Constitutional barrister Bryan Pape has affirmed it.
Mining billionaire Clive Palmer’s legal team has affirmed it.
Now, Tony Abbott has affirmed it too:
Opposition Leader Tony Abbott says the federal government’s carbon tax may be unconstitutional.
Mr Abbott was responding to Queensland mining magnate Clive Palmer’s planned High Court challenge against the tax.
“I certainly think that there are some constitutional issues,” he told Fairfax Radio on Thursday.
State governments would be the obvious candidates to challenge the constitutionality of the tax cut, Mr Abbott said.
Mr Palmer first threatened the move last year and now says he has legal advice that the carbon tax laws passed by parliament in November are unconstitutional.
The Clean Energy Future legislation is a deliberate attempt to circumvent sections 51 and (espec.) 55 of the Constitution – as Clive Palmer’s legal team have clearly advised him:
s.51 – The Parliament shall, subject to this Constitution, have power to make laws for the peace, order, and good government of the Commonwealth with respect to:
(ii) taxation; but so as not to discriminate between States or parts of States;
s.55 – Laws imposing taxation shall deal only with the imposition of taxation, and any provision therein dealing with any other matter shall be of no effect.

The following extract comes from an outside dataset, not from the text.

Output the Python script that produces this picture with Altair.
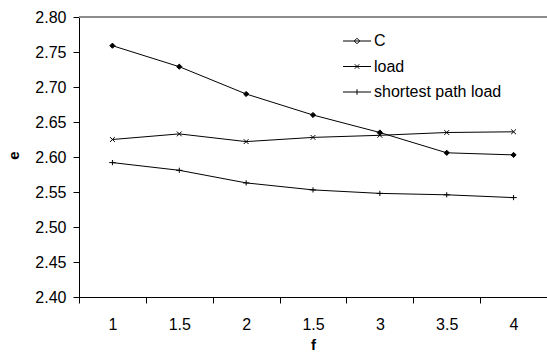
import altair as alt
import pandas as pd

# ---- data ----
f_labels = ["1", "1.5", "2", "1.5", "3", "3.5", "4"]
series_names = ["C", "load", "shortest path load"]
c_values = [2.759, 2.729, 2.690, 2.660, 2.635, 2.606, 2.603]
load_values = [2.625, 2.633, 2.622, 2.628, 2.631, 2.635, 2.636]
spl_values = [2.592, 2.581, 2.563, 2.553, 2.548, 2.546, 2.542]
y_ticks = [2.40, 2.45, 2.50, 2.55, 2.60, 2.65, 2.70, 2.75, 2.80]

rows = []
for name, vals in zip(series_names, [c_values, load_values, spl_values]):
    for i, (lab, v) in enumerate(zip(f_labels, vals)):
        rows.append({"series": name, "idx": i + 1, "f": lab, "e": v})
df = pd.DataFrame(rows)

W, H = 468, 280
half_band = W / len(f_labels) / 2
FONT = "Liberation Sans"

label_expr = "[" + ",".join("'%s'" % l for l in f_labels) + "][datum.value - 1]"

x_axis = alt.Axis(
    values=list(range(1, len(f_labels) + 1)),
    labelExpr=label_expr,
    title="f",
    ticks=True,
    tickOffset=-half_band,
    labelOffset=half_band,
    tickSize=6,
    labelPadding=13,
    labelOverlap=False,
    titleY=40,
)
y_axis = alt.Axis(
    values=y_ticks,
    format=".2f",
    title="e",
    ticks=True,
    tickSize=6,
    labelPadding=7,
    labelOverlap=False,
    titleX=-58,
    titleY=138,
)
x_scale = alt.Scale(domain=[0.5, len(f_labels) + 0.5], nice=False, zero=False)
y_scale = alt.Scale(domain=[2.40, 2.80], nice=False, zero=False)

x_enc = alt.X("idx:Q", scale=x_scale, axis=x_axis)
y_enc = alt.Y("e:Q", scale=y_scale, axis=y_axis)

marker_paths = [
    "M0,-0.65L0.65,0L0,0.65L-0.65,0Z",
    "M-0.6,-0.6L0.6,0.6M-0.6,0.6L0.6,-0.6",
    "M-0.8,0L0.8,0M0,-0.65L0,0.65",
]
legend_paths = [
    "M-2.8,0L2.8,0M0,-0.55L0.55,0L0,0.55L-0.55,0Z",
    "M-2.8,0L2.8,0M-0.45,-0.45L0.45,0.45M-0.45,0.45L0.45,-0.45",
    "M-2.8,0L2.8,0M0,-0.55L0,0.55",
]

base = alt.Chart(df)

lines = base.mark_line(color="black", strokeWidth=1).encode(
    x=x_enc, y=y_enc, detail="series:N", order="idx:Q"
)

points = base.mark_point(
    filled=True, fill="black", stroke="black", strokeWidth=1, size=64, opacity=1
).encode(
    x=x_enc,
    y=y_enc,
    shape=alt.Shape(
        "series:N",
        scale=alt.Scale(domain=series_names, range=marker_paths),
        legend=None,
    ),
)

legend_layer = base.mark_point(opacity=0, size=1).encode(
    x=x_enc,
    y=y_enc,
    shape=alt.Shape(
        "series:N",
        scale=alt.Scale(domain=series_names, range=legend_paths),
        legend=alt.Legend(
            title=None,
            orient="none",
            legendX=270,
            legendY=16,
            symbolSize=100,
            symbolStrokeColor="black",
            symbolFillColor="black",
            symbolStrokeWidth=1,
            symbolOpacity=1,
            labelFont=FONT,
            labelFontSize=16,
            labelColor="black",
            labelOffset=9,
            rowPadding=9.5,
            padding=0,
        ),
    ),
)

top_line = base.mark_rule(color="#8c8c8c", strokeWidth=1).encode(
    y=alt.YDatum(2.80, axis=y_axis, scale=y_scale)
)

chart = (
    alt.layer(top_line, lines, points, legend_layer)
    .resolve_scale(shape="independent")
    .properties(
        width=W,
        height=H,
        autosize=alt.AutoSizeParams(type="none"),
        padding={"left": 79, "top": 17, "right": 0, "bottom": 55},
        background="white",
    )
    .configure_axis(
        labelFont=FONT,
        labelFontSize=16,
        labelColor="black",
        titleFont=FONT,
        titleFontSize=15,
        titleFontWeight="bold",
        titleColor="black",
        domainColor="black",
        domainWidth=1,
        ticks=True,
        tickColor="black",
        tickWidth=1,
        tickSize=6,
        labelOverlap=False,
        grid=False,
    )
    .configure_view(stroke=None)
)

chart.save("out.html", embed_options={"renderer": "svg", "actions": False})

Laws imposing taxation, except laws imposing duties of customs or of excise, shall deal with one subject of taxation only; but laws imposing duties of customs shall deal with duties of customs only, and laws imposing duties of excise shall deal with duties of excise only.

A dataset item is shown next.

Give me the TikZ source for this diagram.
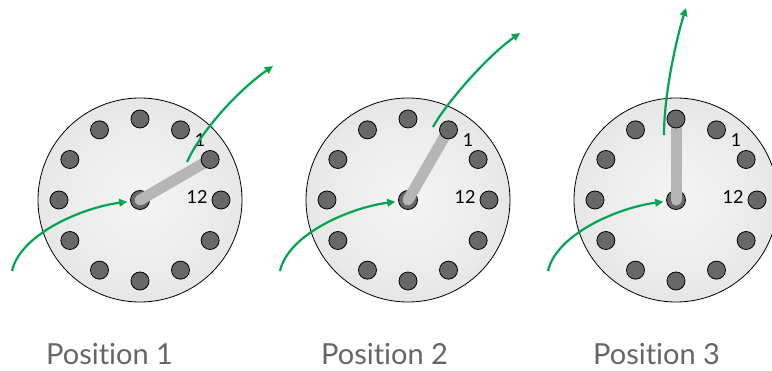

The legislation also breaches section 114 of the Constitution – as Bryan Pape has affirmed, and Tony Abbott has indicated:
A State shall not, without the consent of the Parliament of the Commonwealth, raise or maintain any naval or military force, or impose any tax on property of any kind belonging to the Commonwealth, nor shall the Commonwealth impose any tax on property of any kind belonging to a State.
On Sunday 4 March, NSW Premier Barry O’Farrell personally assured me that he would have the NSW State Attorney-General look into a constitutional challenge.
Given his No. 1 election campaign pledge, Mr O’Farrell has no excuse not to challenge.
Let us see if Tony Abbott’s words today prompt any real action on the part of Liberal State Governments such as NSW, Victoria, and WA.
I’m not holding my breath.
They are politicians, after all.
I’m infinitely more inclined to trust the word of National Living Treasure Clive Palmer, than of the invertebrate liars posing as elected representatives of the Australian public.
Money is no object:
CLIVE Palmer has declared he is not a “frivolous” litigant as the Gillard government blasted the billionaire miner, saying his threatened High Court carbon tax challenge showed he had “more money than sense”.
Climate Change Minister Greg Combet said litigation was one of Mr Palmer’s “hobbies”, and the carbon tax was constitutionally sound.
But the Mineralogy boss and Queensland Nickel director said he was serious about the challenge, and was unconcerned over how long or how costly the case became.
“(The challenge) is by Queensland Nickel and it has a turnover of about $800 million a year, so the costs are neither here nor there for the company,” Mr Palmer told The Australian Online.
“You don’t mount challenges frivolously; you do so based on advice that you’ve got a strong case.
Mr Palmer said Queensland Nickel had received preliminary legal advice showing the government’s carbon tax was unconstitutional.
He said the company would receive its final advice next Friday and was hoping to have proceedings underway in the High Court by mid-April.
“We will keep fighting it until we get the judgment. If we lose we will pay our costs and that will be it,” Mr Palmer said.
The 58-year-old mining boss is a staunch opponent of the government’s carbon and mining taxes but said ultimately it was a decision for Queensland Nickel’s board to launch proceedings.
Mr Palmer donates heavily to the Coalition.
“Politically I’ve expressed my view but that’s got nothing to do with the legality of it,” he said.
“The legality is another question. It’s a legal act by the government and they should be held to account.”